The reason for the cancellation given by members of the Springs Improvement Society, privately and on social media, is the impossible hurdle of Suffolk County Health Department regulations in regard to preparing and selling food. Anyone who enjoyed the fair in its glory days will agree this is a crying shame.

According to the archives of The Star, the fair had humble beginnings as the Springs Fair, and was well established by the early 1930s. A table was set out inside the Springs Community Presbyterian Church and homespun craft items and pies were sold. It snowballed into something much more special after the arrival of the bohemian counterculture to the hamlet in the 1940s and 1950s. By 1960, it was recast as the Fisherman’s Fair, and some of the 20th century’s most storied visual artists pitched in alongside the Bonacker matrons to create posters and T-shirts, sell art, shuck clams, and eat chicken dinners until sunset.  

In the 1970s and 1980s, Pierre Franey, the admired French chef, was a regular presence, overseeing and dishing out bouillabaisse and other shellfish-centric delicacies. Kids won prizes in the fish pond booth and made artistic prints using the side of a bluefish as the paint block while mom and dad browsed through the books in the shade. 

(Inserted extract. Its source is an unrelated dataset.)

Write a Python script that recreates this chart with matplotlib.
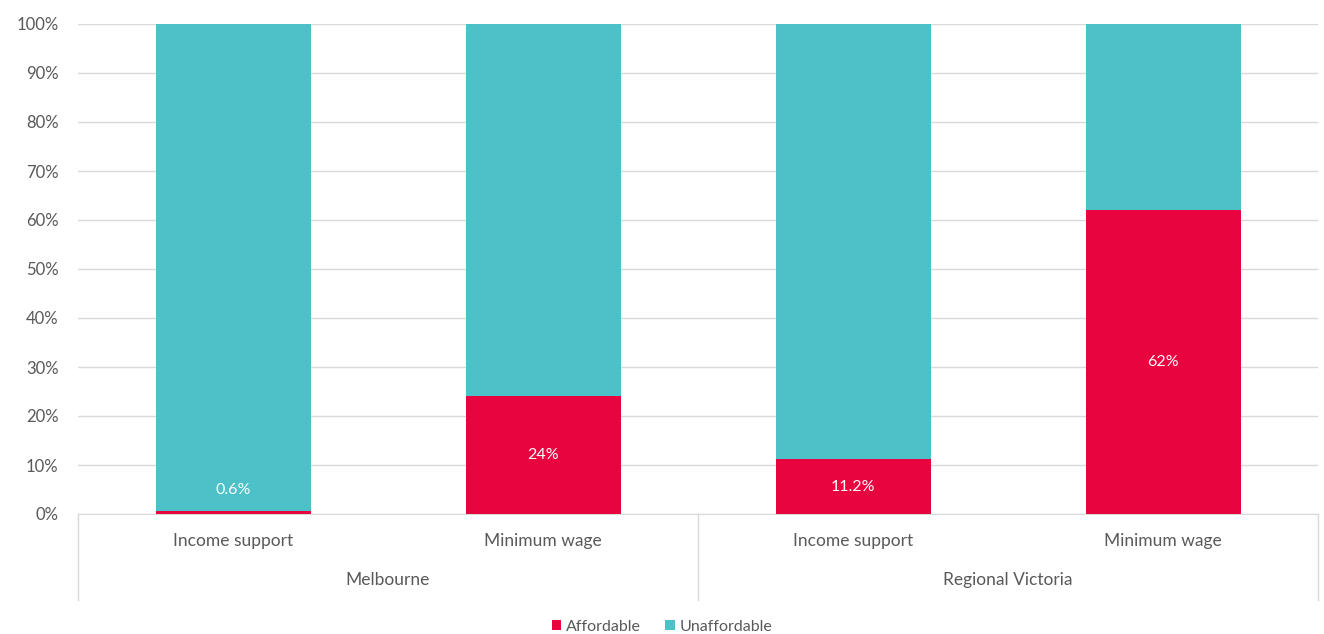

A community fair like the Fisherman’s Fair is about more than just nostalgia; it’s a gauge of the health of the community itself. What motivates residents to devote weekends to banging together a booth to sell cakes? How many bakers will raise their hands to bake them? Who will attend in fair weather or foul? It seems likely that the health department regulations were the straw that broke the camel’s back — the camel being community cohesion, conviviality, and sense of place.

The silver lining is that the art exhibition, at least, will go on: The annual Springs Artists Invitational can be viewed at Ashawagh Hall through Aug. 11.

What is to be done about the conflict between food-safety regulations — which have become an insurmountable problem for community groups running once-a-year fund-raising events — and the good, old-fashioned village green fair? It seems the letter of the law has trampled the spirit of the law. 

Fairs have been held at local churches and village greens since the 19th century, and we can find zero evidence of any fairgoer ever having been poisoned. Perhaps someone in local government or the County Legislature could sponsor a Fair Day Food Exemption rule. Anyone out there interested in championing this proposal? Or joining the Springs Improvement Society to lend a hand?